8 de junio de 2012

Un lugar donde quedarse (2011), Paolo Sorrentino

Sean Penn interpreta a una antigua estrella del rock que ha dejado de tener aspiraciones en la vida. Decaído, parado, inmaduro… un hombre incapaz de nada hasta el momento en que se produce la muerte de su padre, con el que no tenía ninguna relación. Casi como una revelación, decide retomar el deseo de éste, de encontrar para vengarse, al oficial alemán que un día lo humilló en Austchwitz.  

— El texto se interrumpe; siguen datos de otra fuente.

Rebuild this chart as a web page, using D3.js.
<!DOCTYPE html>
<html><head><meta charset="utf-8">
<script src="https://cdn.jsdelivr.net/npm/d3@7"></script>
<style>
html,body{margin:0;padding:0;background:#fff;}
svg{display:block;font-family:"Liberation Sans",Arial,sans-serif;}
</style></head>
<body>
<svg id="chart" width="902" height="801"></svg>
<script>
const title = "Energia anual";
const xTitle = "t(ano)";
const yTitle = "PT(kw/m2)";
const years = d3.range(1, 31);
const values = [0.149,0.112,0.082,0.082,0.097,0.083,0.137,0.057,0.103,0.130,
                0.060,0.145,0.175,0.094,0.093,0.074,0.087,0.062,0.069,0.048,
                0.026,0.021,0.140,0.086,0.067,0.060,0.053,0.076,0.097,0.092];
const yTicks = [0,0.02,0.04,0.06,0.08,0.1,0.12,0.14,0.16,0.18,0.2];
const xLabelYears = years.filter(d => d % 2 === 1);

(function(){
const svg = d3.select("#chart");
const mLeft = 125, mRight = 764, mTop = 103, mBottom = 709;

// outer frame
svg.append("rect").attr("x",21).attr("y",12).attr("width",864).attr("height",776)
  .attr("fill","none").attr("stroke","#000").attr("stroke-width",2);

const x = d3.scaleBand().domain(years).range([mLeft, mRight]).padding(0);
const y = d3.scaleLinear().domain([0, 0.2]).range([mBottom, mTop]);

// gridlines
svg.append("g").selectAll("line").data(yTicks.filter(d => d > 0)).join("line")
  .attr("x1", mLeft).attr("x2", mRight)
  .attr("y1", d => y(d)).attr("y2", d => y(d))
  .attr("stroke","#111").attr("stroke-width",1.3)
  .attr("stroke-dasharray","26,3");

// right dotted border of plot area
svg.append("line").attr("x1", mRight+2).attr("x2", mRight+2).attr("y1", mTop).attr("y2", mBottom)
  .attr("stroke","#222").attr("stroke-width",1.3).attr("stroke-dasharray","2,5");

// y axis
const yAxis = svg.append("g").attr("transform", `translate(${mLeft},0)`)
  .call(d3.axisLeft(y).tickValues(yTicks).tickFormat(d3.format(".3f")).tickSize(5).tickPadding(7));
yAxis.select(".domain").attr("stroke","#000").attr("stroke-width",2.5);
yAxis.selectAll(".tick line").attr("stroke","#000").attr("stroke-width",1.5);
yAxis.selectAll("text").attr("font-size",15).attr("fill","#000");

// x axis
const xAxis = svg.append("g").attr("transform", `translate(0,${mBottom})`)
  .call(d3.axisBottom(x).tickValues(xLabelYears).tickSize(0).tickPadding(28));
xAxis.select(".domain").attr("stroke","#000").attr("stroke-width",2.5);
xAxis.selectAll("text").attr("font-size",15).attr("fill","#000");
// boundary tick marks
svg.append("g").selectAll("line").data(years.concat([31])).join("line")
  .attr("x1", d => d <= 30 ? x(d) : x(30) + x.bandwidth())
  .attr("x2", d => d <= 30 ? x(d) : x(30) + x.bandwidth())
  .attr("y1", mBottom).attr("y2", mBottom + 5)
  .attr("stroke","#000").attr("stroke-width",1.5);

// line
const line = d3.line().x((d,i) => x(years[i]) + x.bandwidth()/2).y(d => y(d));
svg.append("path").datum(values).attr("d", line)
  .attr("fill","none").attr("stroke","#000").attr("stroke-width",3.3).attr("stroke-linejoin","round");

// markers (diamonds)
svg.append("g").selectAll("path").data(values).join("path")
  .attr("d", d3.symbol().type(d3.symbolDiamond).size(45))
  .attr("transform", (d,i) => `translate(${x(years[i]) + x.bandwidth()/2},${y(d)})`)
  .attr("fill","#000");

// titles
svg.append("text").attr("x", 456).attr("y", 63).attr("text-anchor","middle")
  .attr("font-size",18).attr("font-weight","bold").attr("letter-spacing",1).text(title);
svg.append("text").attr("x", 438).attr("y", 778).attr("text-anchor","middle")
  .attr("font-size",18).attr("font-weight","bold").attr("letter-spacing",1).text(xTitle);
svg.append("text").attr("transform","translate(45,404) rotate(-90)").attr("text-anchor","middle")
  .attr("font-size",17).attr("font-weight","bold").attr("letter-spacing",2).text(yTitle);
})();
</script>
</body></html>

El propio cartel de Un lugar donde quedarse (This must be the place), cuya desafortunada transcripción española emula a una película de Sam Mendes, dice mucho de lo que vamos a ver. Un primer plano de un Sean Penn decadente, cuyos rasgos góticos recuerdan inequívocamente al líder de The Cure, nos transmite de inmediato que va a recaer todo el peso de la película sobre él. Una película en la que, hasta el momento en que se convierte en road movie, todo va bien.

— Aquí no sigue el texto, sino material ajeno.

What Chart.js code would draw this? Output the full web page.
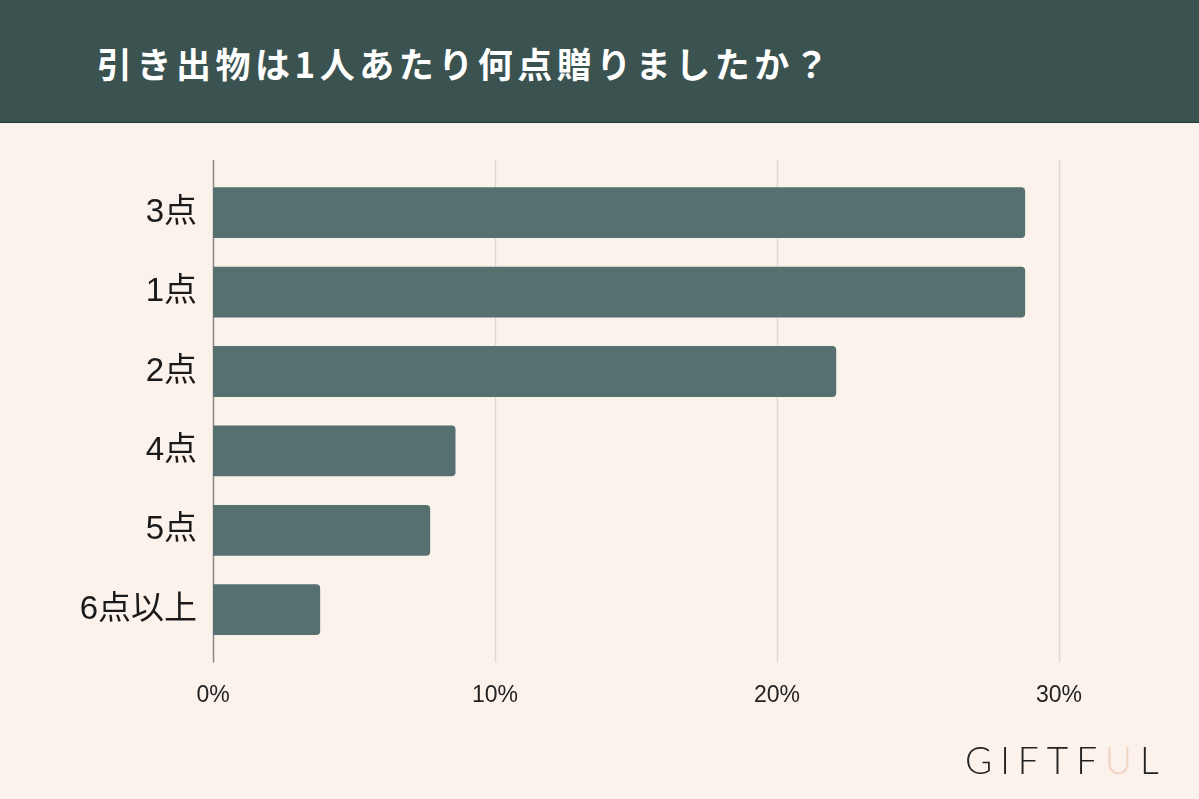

La presentación de los personajes es modélica, la filmación y el montaje, inteligentes. Poco a poco uno se va acostumbrando a la interpretación confusa, pero notable pese a lo que se diga, de Sean Penn. Aunque de entrada parece una muestra más del narcisismo que ha demostrado el actor norteamericano en los últimos años, inventa sin embargo a un personaje que raya lo grotesco porque el papel se lo pide. Su personaje es en realidad el reflejo o evolución de los protagonistas de la primera película de Paolo Sorrentino, L’uomo in piu, así como de su creación literaria. Personajes que son la viva imagen de la tragicomedia. Seres excéntricos arrastrados hacia situaciones casi surrealistas, cuya existencia es la representación de la decadencia humana. Por eso no sabemos si llorar o reír ante la excentricidad de un personaje tan bizarro como el suyo. 

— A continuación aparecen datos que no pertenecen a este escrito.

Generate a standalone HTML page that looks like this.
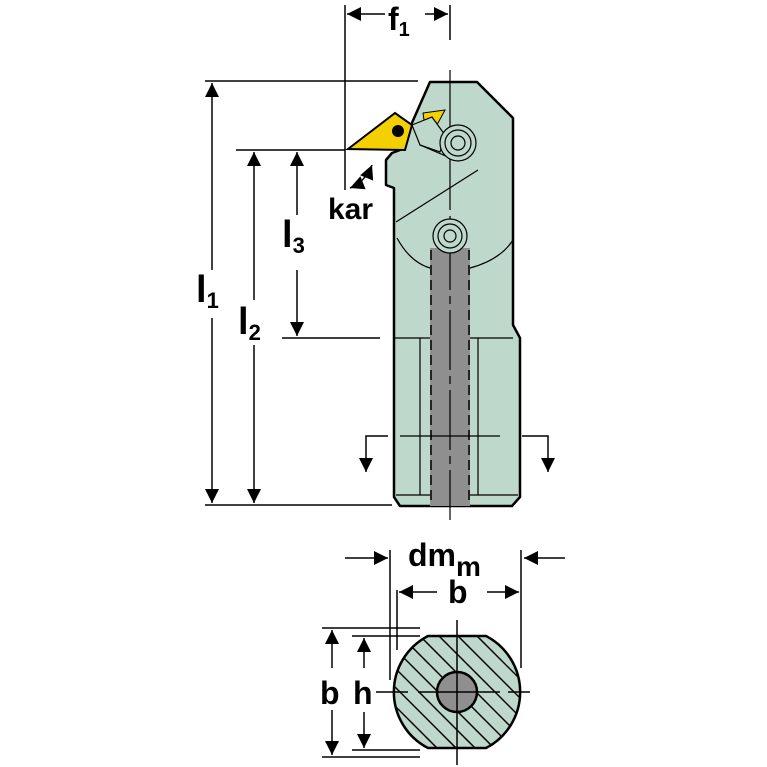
<html style="overflow:hidden"><body style="margin:0;background:#fff;overflow:hidden;width:767px;height:767px">
<svg width="767" height="767" viewBox="0 0 767 767" xmlns="http://www.w3.org/2000/svg" font-family="Liberation Sans, sans-serif" font-weight="bold" style="display:block">
<defs>
<marker id="a" viewBox="0 0 10 10" refX="10" refY="5" markerWidth="20" markerHeight="14" markerUnits="userSpaceOnUse" orient="auto-start-reverse"><path d="M0,0L10,5L0,10z" fill="#000"/></marker>
<clipPath id="cc"><path d="M428,636 L486,636 A63,63 0 0 1 486,748 L428,748 A63,63 0 0 1 428,636Z"/></clipPath>
</defs>
<g stroke="#000" stroke-width="1.5" fill="none">
<line x1="205" y1="81" x2="418" y2="81"/>
<line x1="205" y1="505" x2="392" y2="505"/>
<line x1="236" y1="150" x2="345" y2="150"/>
<line x1="282" y1="338" x2="380" y2="338"/>
<line x1="345" y1="5" x2="345" y2="190"/>
<line x1="450" y1="5" x2="450" y2="40"/>
<line x1="212" y1="83" x2="212" y2="270" marker-start="url(#a)"/>
<line x1="212" y1="318" x2="212" y2="503" marker-end="url(#a)"/>
<line x1="254" y1="152" x2="254" y2="300" marker-start="url(#a)"/>
<line x1="254" y1="345" x2="254" y2="503" marker-end="url(#a)"/>
<line x1="297" y1="152" x2="297" y2="215" marker-start="url(#a)"/>
<line x1="297" y1="270" x2="297" y2="336" marker-end="url(#a)"/>
<line x1="347" y1="14" x2="385" y2="14" marker-start="url(#a)"/>
<line x1="425" y1="14" x2="448" y2="14" marker-end="url(#a)"/>
<path d="M350,188 Q365,182 372,165" marker-start="url(#a)" marker-end="url(#a)"/>
</g>
<g stroke="#000" stroke-width="2.5" fill="#bfd8cc" stroke-linejoin="round">
<path d="M430,82 L477,82 L513,118 L513,325 L520,338 L520,497 L512,506 L400,506 L394,497 L394,188 L386,185 L386,160 L392,153 L400,150 L430,82Z"/>
</g>
<g stroke="#000" stroke-width="1.2" fill="none">
<line x1="394" y1="338" x2="513" y2="338"/>
<line x1="420" y1="338" x2="420" y2="495"/>
<line x1="478" y1="338" x2="478" y2="495"/>
<line x1="396" y1="222" x2="478" y2="170"/>
<path d="M397,238 Q410,262 430,268 L470,268 Q500,260 513,240"/>
<line x1="396" y1="495" x2="518" y2="495"/>
</g>
<rect x="430" y="248" width="40" height="258" fill="#8f8f8f"/>
<g stroke="#000" stroke-width="1.5" stroke-dasharray="10,5"><line x1="431" y1="250" x2="431" y2="500"/><line x1="469" y1="250" x2="469" y2="500"/></g>
<line x1="450" y1="70" x2="450" y2="520" stroke="#000" stroke-width="1.2" stroke-dasharray="60,6,8,6"/>
<line x1="400" y1="436" x2="500" y2="436" stroke="#000" stroke-width="1.2"/>
<g stroke="#000" stroke-width="1.5" fill="none">
<path d="M388,436 L366,436 L366,472" marker-end="url(#a)"/>
<path d="M522,436 L548,436 L548,472" marker-end="url(#a)"/>
</g>
<path d="M423,113 L445,110 L438,123 L425,127Z" fill="#f5d000" stroke="#000" stroke-width="1"/>
<path d="M412,125 L432,117 L445,135 L440,152 L420,145Z" fill="#bfd8cc" stroke="#000" stroke-width="1.2"/>
<path d="M420,145 L455,160" stroke="#000" stroke-width="1.2"/>
<path d="M348,149 L395,113 L412,125 L405,150 Z" fill="#f5d000" stroke="#000" stroke-width="2"/>
<circle cx="398" cy="131" r="6" fill="#000"/>
<g fill="#bfd8cc" stroke="#000" stroke-width="1.2">
<circle cx="458" cy="143" r="18"/><circle cx="458" cy="143" r="13"/><circle cx="458" cy="143" r="7"/>
<circle cx="450" cy="236" r="17"/><circle cx="450" cy="236" r="12"/><circle cx="450" cy="236" r="6"/>
</g>
<text x="388" y="30" font-size="32">f<tspan font-size="20" dy="6">1</tspan></text>
<text x="196" y="302" font-size="38">l<tspan font-size="22" dy="6">1</tspan></text>
<text x="238" y="334" font-size="38">l<tspan font-size="22" dy="6">2</tspan></text>
<text x="282" y="247" font-size="38">l<tspan font-size="22" dy="6">3</tspan></text>
<text x="328" y="219" font-size="30">kar</text>
<g stroke="#000" stroke-width="1.5" fill="none">
<line x1="345" y1="558" x2="388" y2="558" marker-end="url(#a)"/>
<line x1="565" y1="558" x2="524" y2="558" marker-end="url(#a)"/>
<line x1="390" y1="550" x2="390" y2="680"/>
<line x1="521" y1="550" x2="521" y2="668"/>
<line x1="397" y1="590" x2="397" y2="650"/>
<line x1="437" y1="592" x2="399" y2="592" marker-end="url(#a)"/>
<line x1="487" y1="592" x2="519" y2="592" marker-end="url(#a)"/>
<line x1="322" y1="628" x2="420" y2="628"/>
<line x1="322" y1="757" x2="420" y2="757"/>
<line x1="352" y1="636" x2="420" y2="636"/>
<line x1="352" y1="750" x2="420" y2="750"/>
<line x1="332" y1="630" x2="332" y2="668" marker-start="url(#a)"/>
<line x1="332" y1="710" x2="332" y2="755" marker-end="url(#a)"/>
<line x1="364" y1="638" x2="364" y2="668" marker-start="url(#a)"/>
<line x1="364" y1="712" x2="364" y2="748" marker-end="url(#a)"/>
</g>
<path d="M428,636 L486,636 A63,63 0 0 1 486,748 L428,748 A63,63 0 0 1 428,636Z" fill="#bfd8cc" stroke="#000" stroke-width="2.5"/>
<g clip-path="url(#cc)" stroke="#000" stroke-width="1.5">
<line x1="350" y1="680" x2="560" y2="890"/><line x1="350" y1="661" x2="560" y2="871"/><line x1="350" y1="642" x2="560" y2="852"/><line x1="350" y1="623" x2="560" y2="833"/><line x1="350" y1="604" x2="560" y2="814"/><line x1="350" y1="585" x2="560" y2="795"/><line x1="350" y1="566" x2="560" y2="776"/><line x1="350" y1="547" x2="560" y2="757"/><line x1="350" y1="528" x2="560" y2="738"/><line x1="350" y1="509" x2="560" y2="719"/><line x1="350" y1="490" x2="560" y2="700"/>
</g>
<circle cx="457" cy="692" r="20" fill="#8f8f8f" stroke="#000" stroke-width="2.5"/>
<g stroke="#000" stroke-width="1.5"><line x1="376" y1="692" x2="408" y2="692"/><line x1="418" y1="692" x2="500" y2="692"/><line x1="508" y1="692" x2="530" y2="692"/><line x1="457" y1="620" x2="457" y2="765"/></g>
<text x="408" y="566" font-size="32">dm<tspan font-size="28" dy="10">m</tspan></text>
<text x="448" y="603" font-size="32">b</text>
<text x="320" y="704" font-size="32">b</text>
<text x="353" y="704" font-size="32">h</text>
</svg>
</body></html>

A partir de esa puesta en situación, la trama toma un giro demasiado forzado para reconducir los pasos del protagonista hacia una especie de viaje hacia sí mismo y los fantasmas de su pasado. Este giro no es otro que optar por una situación tan dramática como fue el Holocausto para hacer reaccionar al personaje. Todo es entonces demasiado rebuscado, demasiado barroco.
Puestos a posicionarse ante la justificada ambigüedad de opiniones que ha despertado Un lugar para quedarse, diremos en su defensa que adopta un lenguaje audiovisual que acompaña a la perfección su carácter excéntrico y desconcertante. Porque Sorrentino sigue siendo un realizador altamente recomendable. Eso sí, en esta ocasión se le va la mano.